这完全是种极庸俗的诡辩。男性之在汉字中,是以缺省或残缺的状态而存在的。比如,表强奸的奸,表顺从的如,表娶妻的娶,表戏耍的耍,都有男性在活动,只不过没有完整表现出来罢了。
因为在严酷的男权社会中,占据支配地位的男性,常常在无意识中而不经任何反思,就已经行使了对女性的特权和压迫。许多活动是在理所当然的状况下作出的。在妻这个字型中,我们连一根男人的毛也看不见,但男人就在那里,天然地享受着自己作为家中主宰的一切权力。
所以,在中国古代社会,以男权压迫为其统治支柱之一者,人们确实把这种厌女的社会意识形态体现于造字之中。还有许多压迫关系,亦有所体现,比如改字,就是有一儿童跪在地上为另一人或为家长者,击以手执的棍状或条状物体,比如民字,就是有人拿针戳瞎比如奴隶的眼睛。诸如此类,多少都反映了古代社会中一些暴力的或压迫的社会关系。
当然,我也不太赞成因这些关于女性的字原所具有、甚至仍有遗留的负面含义,而粗暴地拒绝使用它们。当然,如果有更好的说法,也可以多多吸收。
中性的第三人称
顺便说一下,笔者眼见当代中国人常用拉丁字母“TA”来表示不明性别的他者。其实,这原是个误会。本来中国就没有专门为男女而分别出西洋文法中所谓第三人称单数阴性和阳性的代词。中国人长期以来常用“他”字来称呼男女而不加区别。“她”这个字,是在近代为了应对西洋语言而创制的,历时只有约百年。在当时的女权主义者看来,创制个“她”字,反倒是不尊重女性了。
但是在更深入的考察中,我们可以发现,中国人之所以不区分出与西洋文法相对应的阴性第三人称代词,乃是由于他们又把那个他者先默认成了男性。男性这个条件,究竟是汉语中的缺省设置。从这个更深入的角度来看,不加区分,乃由一种无视女性的立场所导致。
加以区分,在书面的识别上,是件好事,从尊重女性的特殊性这个单方面来看,是进步的。——只要我们别像当时的女权主义者那样,把“她”之类的词理解成所谓“区别对待”。按照这个稳固的立场,区分各种性,就有其必要,而且也合理回应了西洋文法的冲击。

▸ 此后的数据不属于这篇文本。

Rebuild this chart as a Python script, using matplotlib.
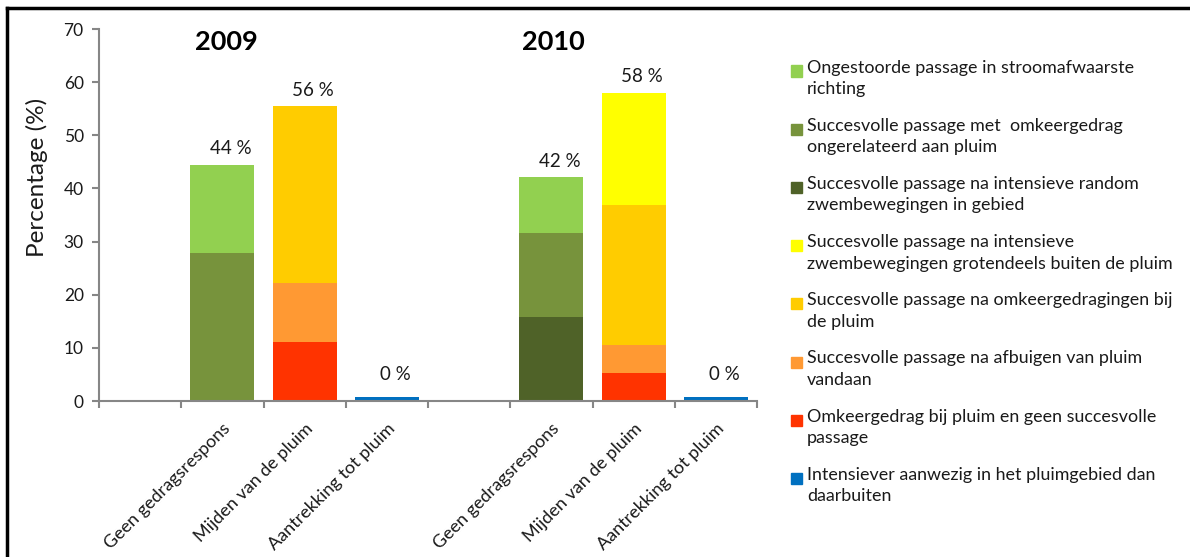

据此,经过仔细检索,我已发现,要想表示中性第三人称,可以借用已有的彵字。
这是个好字,意思是“安行”,读音很古老,读作tuǒ。彵可改读作tā,以保持汉语第三人称在读音上的一致,这也是跟随其他第三人称的读音变化而现代化了。有“也”这个部件,在字型上天然地就同他、她、它保持了关联,又有双人旁,可用于表示不定。因此,我向大家郑重推荐这个字,以作为单数中性第三人称代词。可依常规,在其后加“们”,写作“彵们”,以表也示复数中性第三人称代词。这或许也算为平权作一点儿努力吧。
而且,这样做,也能维护我们母语的纯洁性,何乐而不为?
注:本文经编辑部寻专人审稿,许多地方都得到了补充完善。唯有长段补充,笔者不忍夺之而据为己有,故以圆括号标记之。感谢王丽敏老师拔冗修改。